To be sure, the fact that you can’t spit in Tel Aviv without hitting a kid in the eye is proof that not everybody here advocates the childfree lifestyle. In some social circles having a baby is super-trendy—as long as you treat it like the fashion accessory it clearly is supposed to be. Infinite talk about state-of-the-art futuristic baby strollers, luxury nursery furniture, and designer maternity clothes I regularly overheard at my pregnancy exercise class assured me that for snobby rich-girls, having a baby means what having a Chihuahua means to Paris Hilton. Other social groups in the city ga-ga for babies include well-to-do gay couples who can afford a surrogate mother.
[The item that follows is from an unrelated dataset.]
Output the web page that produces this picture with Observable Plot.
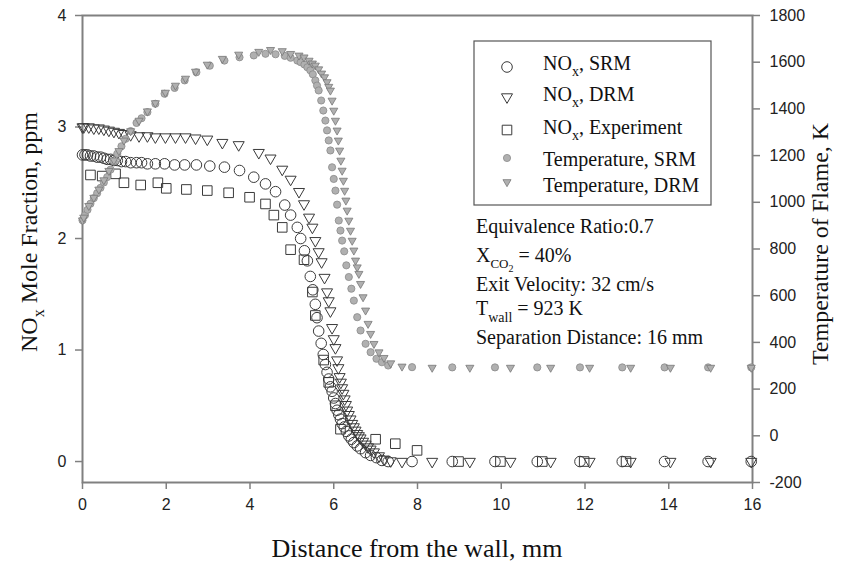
<!DOCTYPE html>
<html>
<head>
<meta charset="utf-8">
<script src="https://cdn.jsdelivr.net/npm/d3@7"></script>
<script src="https://cdn.jsdelivr.net/npm/@observablehq/plot@0.6"></script>
<style>
  html, body { margin: 0; padding: 0; background: #fff; }
  #chart { position: relative; width: 843px; height: 563px; }
</style>
</head>
<body>
<div id="chart"></div>
<script>
// ---------- data ----------
// SRM model grid (distance from wall, mm), NOx (ppm) and temperature (K)
const xSRM = [0, 0.06, 0.12, 0.19, 0.27, 0.35, 0.43, 0.51, 0.59, 0.67, 0.75, 0.83, 0.93, 1.03, 1.15, 1.29, 1.41, 1.55, 1.74, 1.96, 2.20, 2.44, 2.72, 3.04, 3.39, 3.75, 4.09, 4.37, 4.61, 4.83, 4.97, 5.13, 5.21, 5.30, 5.37, 5.44, 5.50, 5.56, 5.60, 5.64, 5.70, 5.75, 5.80, 5.84, 5.88, 5.92, 5.96, 6.00, 6.04, 6.08, 6.12, 6.16, 6.20, 6.25, 6.30, 6.36, 6.42, 6.48, 6.56, 6.64, 6.76, 6.88, 7.02, 7.15, 7.30, 7.87, 8.83, 9.85, 10.86, 11.88, 12.89, 13.90, 14.94, 15.97];
const noxSRM = [2.75, 2.75, 2.75, 2.74, 2.74, 2.73, 2.73, 2.72, 2.71, 2.71, 2.70, 2.70, 2.69, 2.69, 2.68, 2.68, 2.68, 2.67, 2.67, 2.67, 2.66, 2.66, 2.66, 2.65, 2.64, 2.61, 2.55, 2.49, 2.42, 2.30, 2.21, 2.10, 2.00, 1.89, 1.80, 1.66, 1.54, 1.41, 1.29, 1.17, 1.06, 0.96, 0.87, 0.80, 0.74, 0.67, 0.63, 0.57, 0.52, 0.46, 0.42, 0.38, 0.34, 0.31, 0.27, 0.23, 0.20, 0.17, 0.14, 0.115, 0.08, 0.055, 0.035, 0.01, 0.0, 0, 0, 0, 0, 0, 0, 0, 0, 0];
const tempSRM = [923, 945, 968, 994, 1018, 1039, 1062, 1085, 1108, 1140, 1175, 1208, 1240, 1272, 1305, 1340, 1360, 1386, 1422, 1465, 1490, 1522, 1557, 1585, 1607, 1621, 1629, 1636, 1634, 1627, 1619, 1607, 1600, 1590, 1578, 1565, 1548, 1522, 1500, 1479, 1436, 1393, 1350, 1308, 1265, 1222, 1150, 1100, 1050, 990, 922, 879, 836, 790, 730, 680, 630, 579, 508, 451, 394, 358, 330, 315, 301, 294, 293, 293, 293, 293, 293, 293, 293, 293];

// DRM model grid
const xDRM = [0, 0.03, 0.15, 0.27, 0.39, 0.51, 0.63, 0.75, 0.87, 0.99, 1.15, 1.35, 1.55, 1.74, 1.98, 2.22, 2.46, 2.70, 2.98, 3.34, 3.73, 4.21, 4.49, 4.77, 4.97, 5.17, 5.29, 5.41, 5.49, 5.56, 5.64, 5.71, 5.78, 5.84, 5.88, 5.92, 5.96, 6.00, 6.04, 6.08, 6.11, 6.14, 6.17, 6.20, 6.23, 6.26, 6.29, 6.32, 6.36, 6.40, 6.44, 6.48, 6.52, 6.56, 6.60, 6.64, 6.70, 6.76, 6.82, 6.88, 6.96, 7.08, 7.20, 7.36, 7.63, 8.35, 9.25, 10.22, 11.18, 12.11, 13.09, 14.04, 15.00, 15.97];
const noxDRM = [3.00, 3.00, 3.00, 2.99, 2.99, 2.98, 2.97, 2.96, 2.95, 2.94, 2.93, 2.92, 2.92, 2.91, 2.91, 2.91, 2.91, 2.90, 2.89, 2.86, 2.84, 2.77, 2.72, 2.62, 2.53, 2.42, 2.31, 2.19, 2.10, 1.98, 1.88, 1.79, 1.65, 1.52, 1.44, 1.35, 1.20, 1.10, 1.02, 0.91, 0.84, 0.76, 0.71, 0.66, 0.61, 0.56, 0.51, 0.46, 0.42, 0.38, 0.34, 0.31, 0.28, 0.25, 0.23, 0.21, 0.18, 0.155, 0.13, 0.11, 0.085, 0.05, 0.02, 0.005, 0, 0, 0, 0, 0, 0, 0, 0, 0, 0];
const tempDRM = [923, 935, 985, 1020, 1055, 1095, 1135, 1180, 1220, 1265, 1305, 1350, 1390, 1425, 1470, 1500, 1530, 1560, 1590, 1615, 1633, 1645, 1653, 1648, 1636, 1629, 1621, 1607, 1595, 1586, 1570, 1552, 1536, 1515, 1495, 1479, 1436, 1393, 1350, 1308, 1265, 1222, 1179, 1136, 1093, 1050, 1008, 965, 922, 879, 836, 794, 751, 722, 694, 651, 594, 537, 480, 437, 394, 358, 334, 311, 297, 292, 292, 292, 292, 292, 292, 292, 292, 292];

// Experiment
const xExp = [0.19, 0.47, 0.79, 0.99, 1.39, 1.80, 2.00, 2.48, 2.98, 3.49, 3.99, 4.37, 4.57, 4.77, 4.97, 5.29, 5.49, 5.56, 5.76, 5.88, 6.04, 6.16, 7.00, 7.47, 7.99, 8.98, 9.98, 10.98, 11.98, 12.98];
const noxExp = [2.57, 2.56, 2.58, 2.50, 2.48, 2.50, 2.45, 2.44, 2.43, 2.41, 2.37, 2.31, 2.21, 2.10, 1.90, 1.81, 1.52, 1.31, 0.91, 0.71, 0.50, 0.29, 0.20, 0.16, 0.10, 0, 0, 0, 0, 0];

// Axes
const xTicks = [0, 2, 4, 6, 8, 10, 12, 14, 16];
const noxTicks = [0, 1, 2, 3, 4];
const tempTicks = [-200, 0, 200, 400, 600, 800, 1000, 1200, 1400, 1600, 1800];
const noxDomain = [-0.188, 4];
const tempDomain = [-200, 1800];

const legendLabels = ["SRM", "DRM", "Experiment", "Temperature, SRM", "Temperature, DRM"];
const notes = ["Equivalence Ratio:0.7", "= 40%", "Exit Velocity: 32 cm/s", "= 923 K", "Separation Distance: 16 mm"];

// ---------- build ----------
// right (temperature) axis expressed in the left axis' coordinate
const tempToNox = d3.scaleLinear().domain(tempDomain).range(noxDomain);

const srm = xSRM.map((x, i) => ({x, nox: noxSRM[i], t: tempToNox(tempSRM[i])}));
const drm = xDRM.map((x, i) => ({x, nox: noxDRM[i], t: tempToNox(tempDRM[i])}));
const exp = xExp.map((x, i) => ({x, nox: noxExp[i]}));

const AX = "#808080";
const ink = "#3a3a3a";
const grayFill = "#b0b0b0";
const grayStroke = "#8a8a8a";

const chart = Plot.plot({
  width: 843,
  height: 563,
  marginLeft: 82,
  marginRight: 91,
  marginTop: 15,
  marginBottom: 81,
  style: {fontFamily: "'Liberation Sans', Arial, sans-serif", fontSize: "16px", background: "#fff", color: "#222"},
  x: {domain: [0, 16]},
  y: {domain: noxDomain},
  marks: [
    Plot.axisX({ticks: xTicks, tickSize: 7, tickPadding: 9, stroke: AX, strokeWidth: 1.5, fill: "#222", label: null, tickFormat: d => String(d)}),
    Plot.axisY({anchor: "left", ticks: noxTicks, tickSize: 7, tickPadding: 9, stroke: AX, strokeWidth: 1.5, fill: "#222", label: null, tickFormat: d => String(d)}),
    Plot.axisY({anchor: "right", ticks: tempTicks.map(tempToNox), tickSize: 7, tickPadding: 10, stroke: AX, strokeWidth: 1.5, fill: "#222", label: null,
      tickFormat: v => String(Math.round(tempToNox.invert(v)))}),
    Plot.frame({stroke: AX, strokeWidth: 2}),
    // NOx
    Plot.dot(srm, {x: "x", y: "nox", symbol: "circle", r: 5.3, stroke: ink, strokeWidth: 1, fill: "none"}),
    Plot.dot(drm, {x: "x", y: "nox", symbol: "triangle", rotate: 180, r: 4.1, stroke: ink, strokeWidth: 1, fill: "none"}),
    Plot.dot(exp, {x: "x", y: "nox", symbol: "square", r: 5.4, stroke: ink, strokeWidth: 1, fill: "none"}),
    // Temperature
    Plot.dot(srm, {x: "x", y: "t", symbol: "circle", r: 3.6, stroke: grayStroke, strokeWidth: 0.8, fill: grayFill}),
    Plot.dot(drm, {x: "x", y: "t", symbol: "triangle", rotate: 180, r: 3.0, stroke: "#777", strokeWidth: 0.8, fill: grayFill})
  ]
});
document.getElementById("chart").appendChild(chart);

// ---------- titles, legend, notes (text drawn into the same SVG) ----------
const svg = d3.select(chart);
const serif = "'Liberation Serif', 'Times New Roman', serif";

svg.append("text").attr("x", 417).attr("y", 557).attr("text-anchor", "middle")
  .attr("font-family", serif).attr("font-size", 26).attr("fill", "#111").text("Distance from the wall, mm");

const ly = svg.append("text").attr("transform", "translate(37,232) rotate(-90)").attr("text-anchor", "middle")
  .attr("font-family", serif).attr("font-size", 24).attr("fill", "#111");
ly.append("tspan").text("NO");
ly.append("tspan").attr("font-size", 16).attr("dy", 7).text("x");
ly.append("tspan").attr("dy", -7).text(" Mole Fraction, ppm");

svg.append("text").attr("transform", "translate(828,244) rotate(-90)").attr("text-anchor", "middle")
  .attr("font-family", serif).attr("font-size", 24).attr("fill", "#111").text("Temperature of Flame, K");

// legend box
const lg = svg.append("g").attr("text-anchor", "start");
lg.append("rect").attr("x", 474).attr("y", 41).attr("width", 237).attr("height", 164)
  .attr("fill", "#fff").attr("stroke", "#555").attr("stroke-width", 1.2);
const rowsY = [67, 97, 130, 158, 182];
const baseY = [70, 101, 134, 166, 192];
const sym = [
  {type: d3.symbolCircle, r: 5.3, fill: "none", stroke: ink, rot: 0, sw: 1},
  {type: d3.symbolTriangle, r: 4.1, fill: "none", stroke: ink, rot: 180, sw: 1},
  {type: d3.symbolSquare, r: 5.4, fill: "none", stroke: ink, rot: 0, sw: 1},
  {type: d3.symbolCircle, r: 3.6, fill: grayFill, stroke: grayStroke, rot: 0, sw: 0.8},
  {type: d3.symbolTriangle, r: 3.0, fill: grayFill, stroke: "#777", rot: 180, sw: 0.8}
];
sym.forEach((s, i) => {
  lg.append("path").attr("d", d3.symbol(s.type, Math.PI * s.r * s.r)())
    .attr("transform", `translate(507,${rowsY[i]}) rotate(${s.rot})`)
    .attr("fill", s.fill).attr("stroke", s.stroke).attr("stroke-width", s.sw);
  const t = lg.append("text").attr("x", 543).attr("y", baseY[i]).attr("text-anchor", "start")
    .attr("font-family", serif).attr("font-size", 20).attr("fill", "#111");
  if (i < 3) {
    t.append("tspan").text("NO");
    t.append("tspan").attr("font-size", 14).attr("dy", 6).text("x");
    t.append("tspan").attr("dy", -6).text(", " + legendLabels[i]);
  } else {
    t.text(legendLabels[i]);
  }
});

// notes
const ng = svg.append("g").attr("font-family", serif).attr("font-size", 20).attr("fill", "#111").attr("text-anchor", "start");
ng.append("text").attr("x", 476).attr("y", 233).text(notes[0]);
const n2 = ng.append("text").attr("x", 476).attr("y", 262);
n2.append("tspan").text("X");
n2.append("tspan").attr("font-size", 13).attr("dy", 6).text("CO");
n2.append("tspan").attr("font-size", 10).attr("dy", 4).text("2");
n2.append("tspan").attr("dy", -10).text(" " + notes[1]);
ng.append("text").attr("x", 476).attr("y", 291).text(notes[2]);
const n4 = ng.append("text").attr("x", 476).attr("y", 315);
n4.append("tspan").text("T");
n4.append("tspan").attr("font-size", 14).attr("dy", 7).text("wall");
n4.append("tspan").attr("dy", -7).text(" " + notes[3]);
ng.append("text").attr("x", 476).attr("y", 344).text(notes[4]);
</script>
</body>
</html>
There are also the enlightened vegan yoga-buffs who too must have babies, whom they tie around their well-toned bodies in hemp baby-slings and breastfeed until they are 10.
In the middle of our tour of the Lis Maternity Hospital, where I would eventually give birth, two expecting dads almost took it outside after being separated by a nurse amid a very vocal argument. Throughout the tour, the hippie expectant dad wouldn’t stop asking the nurse/tour-guide questions. He wanted a guarantee that his wife would experience natural childbirth and bargained over how many minutes his newborn baby would be allowed to lie on his mother without his umbilical cord being cut. After asking if he could bring mood lighting from home (apparently he found the dimmer unsatisfactory), another expectant dad, sporting a leather jacket and designer watch, finally snapped. He told the hippie to shut up, which is understandable—had he not been stopped, the guy would have probably requested a tank of dolphins be brought to the delivery room. Not that this justifies the aggressive macho behavior or anything.
Being pregnant is sort of like going to the army: You get to meet the kind of people you usually wouldn’t. And, sadly, they don’t go away after you give birth. After getting dirty looks on the playground for letting my kid snack on a non-organic banana and visiting one too many online mommy groups in which mothers refer to their offspring as “our little prince/princess” and lovingly complain about their husbands as if they were married to Ray Romano, I started to come to terms with the fact that most parents are not my kind of people. On the other hand, my kind of people usually don’t have kids. Luckily, I have my kid to hang out with.